The technician, kneeling beside the body, held up a pad to Zigman. “I’ve got gunshot residue on his right hand.”

Zigman turned to Wads. “That cinches it, wouldn’t you say?”

“I got a problem. Raheem was left-handed.”

Don't ever overuse exclamation marks!!!!!

Thriller writer David Morrell is death on exclamation marks. Wrote he in his book, Lessons From a Lifetime of Writing:

And then there are the problems associated with punctuation in dialogue, specifically the exclamation mark. Horror and thriller writers are especially inclined to overuse it. Page for page, are there more exclamation marks in horror and thriller dialogue than in any other type of narrative? Do some horror and thriller writers believe that, by adding a lot of exclamation marks when characters verbally react to terrifying situations, the situations are going to be even more terrifying than they would be with a plain old simple period? If so, they are wrong.

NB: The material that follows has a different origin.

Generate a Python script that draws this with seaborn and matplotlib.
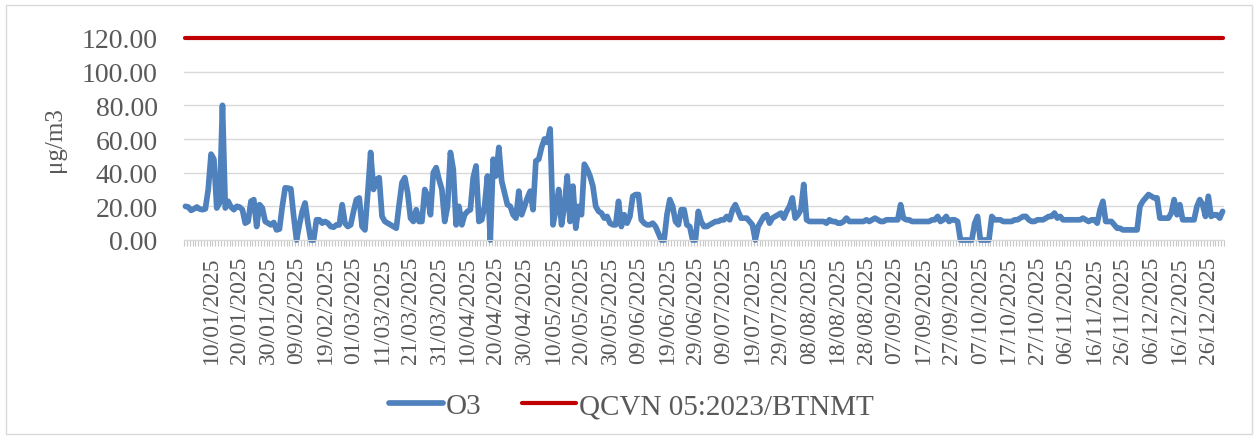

By its nature, the exclamation mark is an attention-getting device.   It upstages. It draws attention to itself. When overused, it can even push the reader away, distracting rather than engaging.

To get in the habit of not overusing the exclamation mark . . . well, by now, you’ve probably anticipated my recommendation. Don’t use exclamation marks at all. After several hundred pages of purity, you can then slowly reintroduce them, one at a time, in special situations, after soul-searching justification.

Some of you might object that it’s impossible to avoid exclamation marks. I disagree. Note the following:

“You son of a bitch, I       hate your guts!” Jill shouted.

Poor Jill has finally found Jack, but she still has her problems, and so does her dialogue. The speech tag is redundant. So is the exclamation mark, which is implied in “You son of a bitch.” The whole business feels stagy, hysterical, and off-putting. But let’s try it this way.

“You son of a bitch, I hate your guts.” Jill’s gaze never left his.

The intensity has been retained, but the staginess has been eliminated. By cutting the speech tag and the exclamation mark, the writer has been forced to find a better way to present the dialogue.